Writer Samantha Irby calls her latest book 'a devolution!'

Here's a sneak peek at the cover of essayist (and And Just Like That writer) Samantha Irby's latest book.

Samantha Irby is in a much different place now than the last time she was promoting a new book: When her last essay collection, the sharply funny, very relatable Wow, No Thank You was released just as the pandemic began in March 2020, Irby soon found herself promoting it her on her first virtual book tour. And now her latest, Quietly Hostile (due May 2023) will be out, with the pandemic (hopefully, mostly) in the rearview mirror and her career on an upswing — she has since became a writer on HBO's And Just Like That, which was renewed for a second season.

But that doesn't mean everything's glam and rosy. According to her publisher, Irby is just trying to keep her life together as she always had: "Her teeth are poisoning her from inside her mouth, and her diarrhea is back. She gets turned away from a restaurant for wearing ugly clothes, she goes to therapy and tries out Lexapro, gets healed with Reiki, explores the power of crystals, and becomes addicted to QVC. Making light of herself as she takes us on an outrageously funny tour of all the details that make up a true portrait of her life, Irby is once again the relatable, uproarious tonic we all need."

Here's a first look at the cover, and a few words from the author herself.

Quietly Hostile: Essays by Samantha Irby
Writer Samantha Irby calls her latest book 'a devolution!'. Eva Blue; Vintage

ENTERTAINMENT WEEKLY: How is this an evolution from your last book? How is it not?

SAMANTHA IRBY: Well, I'm a hundred years older than I was when the last book came out and considerably more feral and mentally ill. It's a devolution!

How did you choose the topics to cover in Quietly Hostile?

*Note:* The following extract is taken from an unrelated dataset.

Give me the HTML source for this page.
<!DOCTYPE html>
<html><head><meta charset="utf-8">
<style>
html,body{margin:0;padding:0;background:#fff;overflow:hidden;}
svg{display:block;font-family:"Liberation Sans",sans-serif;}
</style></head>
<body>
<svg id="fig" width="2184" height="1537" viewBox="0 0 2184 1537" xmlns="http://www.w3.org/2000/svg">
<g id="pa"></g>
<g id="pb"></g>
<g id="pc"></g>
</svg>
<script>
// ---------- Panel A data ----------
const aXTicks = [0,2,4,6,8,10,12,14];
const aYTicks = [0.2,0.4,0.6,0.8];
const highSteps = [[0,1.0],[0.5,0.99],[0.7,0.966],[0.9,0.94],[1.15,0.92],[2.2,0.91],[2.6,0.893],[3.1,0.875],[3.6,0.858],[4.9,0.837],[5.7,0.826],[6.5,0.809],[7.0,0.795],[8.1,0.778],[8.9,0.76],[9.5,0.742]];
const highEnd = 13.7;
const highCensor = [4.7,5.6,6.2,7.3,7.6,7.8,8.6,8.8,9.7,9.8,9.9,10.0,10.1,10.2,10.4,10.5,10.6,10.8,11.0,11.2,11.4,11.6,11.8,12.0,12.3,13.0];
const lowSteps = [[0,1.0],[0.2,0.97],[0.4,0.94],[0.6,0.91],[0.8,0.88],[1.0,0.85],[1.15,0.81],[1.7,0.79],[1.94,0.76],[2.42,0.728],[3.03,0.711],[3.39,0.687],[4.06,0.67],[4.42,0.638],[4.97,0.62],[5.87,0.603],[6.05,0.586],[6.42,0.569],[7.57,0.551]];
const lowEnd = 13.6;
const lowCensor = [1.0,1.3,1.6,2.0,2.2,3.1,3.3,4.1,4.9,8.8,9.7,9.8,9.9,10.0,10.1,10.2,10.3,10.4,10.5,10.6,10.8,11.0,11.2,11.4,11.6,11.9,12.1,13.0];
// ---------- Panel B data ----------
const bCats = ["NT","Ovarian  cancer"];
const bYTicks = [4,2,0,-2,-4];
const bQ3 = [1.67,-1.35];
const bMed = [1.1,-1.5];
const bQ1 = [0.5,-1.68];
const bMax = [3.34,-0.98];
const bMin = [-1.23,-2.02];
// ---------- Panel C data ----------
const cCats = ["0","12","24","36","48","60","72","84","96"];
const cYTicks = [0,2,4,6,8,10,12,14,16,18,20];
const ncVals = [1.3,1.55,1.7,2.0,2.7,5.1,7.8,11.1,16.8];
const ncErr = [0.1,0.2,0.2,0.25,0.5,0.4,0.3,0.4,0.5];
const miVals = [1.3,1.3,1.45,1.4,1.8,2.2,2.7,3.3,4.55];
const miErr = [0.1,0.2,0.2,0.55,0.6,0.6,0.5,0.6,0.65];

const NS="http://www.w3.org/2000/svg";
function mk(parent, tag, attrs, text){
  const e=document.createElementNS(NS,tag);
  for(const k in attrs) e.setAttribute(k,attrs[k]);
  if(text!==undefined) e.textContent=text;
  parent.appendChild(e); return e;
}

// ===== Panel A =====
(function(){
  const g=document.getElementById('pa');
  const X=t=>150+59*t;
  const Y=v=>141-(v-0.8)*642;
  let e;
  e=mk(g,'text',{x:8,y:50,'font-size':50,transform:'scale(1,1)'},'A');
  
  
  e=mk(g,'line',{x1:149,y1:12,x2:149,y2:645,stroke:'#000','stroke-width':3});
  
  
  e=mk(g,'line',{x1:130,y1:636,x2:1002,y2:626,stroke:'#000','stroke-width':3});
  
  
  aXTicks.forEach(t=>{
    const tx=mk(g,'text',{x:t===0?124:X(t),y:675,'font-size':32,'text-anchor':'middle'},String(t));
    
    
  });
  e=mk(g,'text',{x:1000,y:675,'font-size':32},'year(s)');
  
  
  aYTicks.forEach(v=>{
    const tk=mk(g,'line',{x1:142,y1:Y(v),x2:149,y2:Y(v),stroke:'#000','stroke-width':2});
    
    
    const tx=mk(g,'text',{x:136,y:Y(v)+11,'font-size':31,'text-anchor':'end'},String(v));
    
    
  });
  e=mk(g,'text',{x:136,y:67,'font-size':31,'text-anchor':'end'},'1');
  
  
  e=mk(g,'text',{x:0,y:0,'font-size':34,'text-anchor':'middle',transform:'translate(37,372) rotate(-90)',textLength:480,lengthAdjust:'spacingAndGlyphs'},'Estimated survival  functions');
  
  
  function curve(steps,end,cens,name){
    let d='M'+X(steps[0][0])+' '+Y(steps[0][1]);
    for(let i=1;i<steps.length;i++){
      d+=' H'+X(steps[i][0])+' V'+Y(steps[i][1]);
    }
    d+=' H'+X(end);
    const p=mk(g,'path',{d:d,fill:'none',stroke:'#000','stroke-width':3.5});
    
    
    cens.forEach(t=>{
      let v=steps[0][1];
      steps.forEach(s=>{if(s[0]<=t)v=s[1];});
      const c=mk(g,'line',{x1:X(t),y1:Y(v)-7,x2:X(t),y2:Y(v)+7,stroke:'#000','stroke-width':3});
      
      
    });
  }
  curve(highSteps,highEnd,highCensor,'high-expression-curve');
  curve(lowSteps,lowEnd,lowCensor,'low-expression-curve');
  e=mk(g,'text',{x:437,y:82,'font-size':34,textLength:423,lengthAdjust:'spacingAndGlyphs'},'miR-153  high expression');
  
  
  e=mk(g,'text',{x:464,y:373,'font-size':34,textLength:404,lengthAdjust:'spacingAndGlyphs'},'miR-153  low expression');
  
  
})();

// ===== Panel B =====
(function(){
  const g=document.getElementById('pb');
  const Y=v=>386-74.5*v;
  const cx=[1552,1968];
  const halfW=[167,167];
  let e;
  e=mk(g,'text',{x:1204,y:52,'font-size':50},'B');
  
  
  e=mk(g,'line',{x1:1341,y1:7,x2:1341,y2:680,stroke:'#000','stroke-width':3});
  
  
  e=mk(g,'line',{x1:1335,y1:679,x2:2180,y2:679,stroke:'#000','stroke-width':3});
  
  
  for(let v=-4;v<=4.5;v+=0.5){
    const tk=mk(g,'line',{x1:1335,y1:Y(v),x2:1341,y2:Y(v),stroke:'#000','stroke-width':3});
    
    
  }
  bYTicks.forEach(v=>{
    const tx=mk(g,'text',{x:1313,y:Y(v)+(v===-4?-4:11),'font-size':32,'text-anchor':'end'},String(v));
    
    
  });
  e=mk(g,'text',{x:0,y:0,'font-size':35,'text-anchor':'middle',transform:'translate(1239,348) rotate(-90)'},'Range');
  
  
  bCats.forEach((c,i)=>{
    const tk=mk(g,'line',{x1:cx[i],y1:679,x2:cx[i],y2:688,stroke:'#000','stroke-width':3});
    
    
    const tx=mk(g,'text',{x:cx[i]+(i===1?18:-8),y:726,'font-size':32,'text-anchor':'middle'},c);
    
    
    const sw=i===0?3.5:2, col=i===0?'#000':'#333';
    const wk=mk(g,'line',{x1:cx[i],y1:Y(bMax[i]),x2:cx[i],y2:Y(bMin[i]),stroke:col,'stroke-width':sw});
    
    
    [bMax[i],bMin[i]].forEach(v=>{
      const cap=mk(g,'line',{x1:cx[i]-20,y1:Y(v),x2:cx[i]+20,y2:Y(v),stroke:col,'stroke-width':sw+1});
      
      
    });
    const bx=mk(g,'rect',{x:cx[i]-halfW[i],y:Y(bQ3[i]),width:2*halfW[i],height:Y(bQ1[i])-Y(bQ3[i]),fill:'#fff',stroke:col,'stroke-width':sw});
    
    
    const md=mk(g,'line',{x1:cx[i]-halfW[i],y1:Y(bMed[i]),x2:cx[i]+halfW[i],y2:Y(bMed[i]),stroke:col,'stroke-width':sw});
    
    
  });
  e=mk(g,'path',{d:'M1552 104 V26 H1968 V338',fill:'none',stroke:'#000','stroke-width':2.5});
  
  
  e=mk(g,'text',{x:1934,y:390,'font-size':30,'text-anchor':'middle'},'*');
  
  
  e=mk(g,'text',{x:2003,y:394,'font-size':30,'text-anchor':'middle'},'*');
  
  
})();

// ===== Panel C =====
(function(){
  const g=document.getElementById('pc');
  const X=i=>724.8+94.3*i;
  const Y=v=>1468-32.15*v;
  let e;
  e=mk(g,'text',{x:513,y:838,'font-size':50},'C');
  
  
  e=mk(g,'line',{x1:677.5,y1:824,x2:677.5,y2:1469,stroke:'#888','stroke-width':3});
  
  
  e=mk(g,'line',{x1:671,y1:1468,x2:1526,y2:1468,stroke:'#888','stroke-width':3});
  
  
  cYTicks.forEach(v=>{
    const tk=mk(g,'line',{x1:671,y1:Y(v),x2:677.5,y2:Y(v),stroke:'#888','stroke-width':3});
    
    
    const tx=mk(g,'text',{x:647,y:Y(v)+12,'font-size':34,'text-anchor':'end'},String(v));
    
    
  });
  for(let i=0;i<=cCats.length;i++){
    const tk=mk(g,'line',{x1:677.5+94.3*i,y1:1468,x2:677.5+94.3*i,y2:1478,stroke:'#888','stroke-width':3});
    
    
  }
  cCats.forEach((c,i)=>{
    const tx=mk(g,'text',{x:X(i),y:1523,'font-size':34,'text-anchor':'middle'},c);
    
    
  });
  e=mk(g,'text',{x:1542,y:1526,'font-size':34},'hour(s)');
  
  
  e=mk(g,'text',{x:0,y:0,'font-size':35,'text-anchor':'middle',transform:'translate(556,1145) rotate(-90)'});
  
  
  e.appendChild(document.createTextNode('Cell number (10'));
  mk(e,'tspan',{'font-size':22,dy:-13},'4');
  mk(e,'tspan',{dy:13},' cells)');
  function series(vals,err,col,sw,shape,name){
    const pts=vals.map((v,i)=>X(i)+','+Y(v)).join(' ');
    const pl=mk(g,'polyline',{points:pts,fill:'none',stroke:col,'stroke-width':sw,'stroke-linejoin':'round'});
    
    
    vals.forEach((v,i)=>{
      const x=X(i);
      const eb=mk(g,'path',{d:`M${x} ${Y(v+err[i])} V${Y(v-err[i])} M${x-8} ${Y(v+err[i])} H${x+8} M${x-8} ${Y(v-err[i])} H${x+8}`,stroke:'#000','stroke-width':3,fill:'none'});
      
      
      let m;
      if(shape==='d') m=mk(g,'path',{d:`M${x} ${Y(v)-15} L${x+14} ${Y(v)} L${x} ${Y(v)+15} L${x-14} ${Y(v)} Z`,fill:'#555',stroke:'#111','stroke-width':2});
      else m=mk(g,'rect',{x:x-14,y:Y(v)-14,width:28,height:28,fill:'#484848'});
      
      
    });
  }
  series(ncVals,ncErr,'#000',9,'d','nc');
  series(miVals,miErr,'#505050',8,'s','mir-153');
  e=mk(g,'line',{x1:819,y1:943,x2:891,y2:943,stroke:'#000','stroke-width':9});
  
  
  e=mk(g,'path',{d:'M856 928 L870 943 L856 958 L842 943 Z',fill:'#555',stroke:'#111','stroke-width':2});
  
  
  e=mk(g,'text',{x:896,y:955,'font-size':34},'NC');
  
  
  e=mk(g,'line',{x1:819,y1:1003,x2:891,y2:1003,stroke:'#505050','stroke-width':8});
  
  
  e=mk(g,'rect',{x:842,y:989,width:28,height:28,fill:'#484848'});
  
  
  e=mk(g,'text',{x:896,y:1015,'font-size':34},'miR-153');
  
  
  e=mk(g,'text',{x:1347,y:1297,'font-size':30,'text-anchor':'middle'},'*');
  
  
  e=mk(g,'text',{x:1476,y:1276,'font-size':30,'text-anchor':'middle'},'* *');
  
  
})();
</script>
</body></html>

I think Covid chose most of the subject matter for me! I didn't go anywhere or do anything cool but I did get the worst dog on the planet and my brain melted, so I wrote about him and that plus a bunch of indoor stuff like incontinence and the gorgeous, soothing hosts of Quality Value Convenience.

Did your writing process change at all this time around?

Not at all!!!!! As usual, I pitched my editor an outline full of smart and thoughtful ideas, then a few weeks before it was due I started panic-writing a bunch of semi-smart (maybe?) things about sitting in strip mall parking lots and how much I love David Matthews. Haha what if I was like "this time around I reinvented the modern essay blah blah sniffing my own farts blah?" You'd laugh yourself to death. Anyway: same soup, just reheated.

You promoted your last book during the pandemic, are you looking forward to doing it differently this time (maybe)?

I have been in a public space with more than like twenty-five people maybe...seven times in the last two and a half years? I mean, I'm still buying grocery delivery using a glitchy app on my phone and rolling up to Target with the hatch open for somebody to throw a pack of toilet paper in the back, so I don't think getting barfed on on an airplane is on the menu for me. The virtual tour I did a couple years ago was dope: people got to log on from their beds to see a grainy, greasy, dimly lit corner of the tidiest part of my dining room, and I got to talk to my friends in their pajamas about the stupid garbage we're watching on TV. Why not do that again?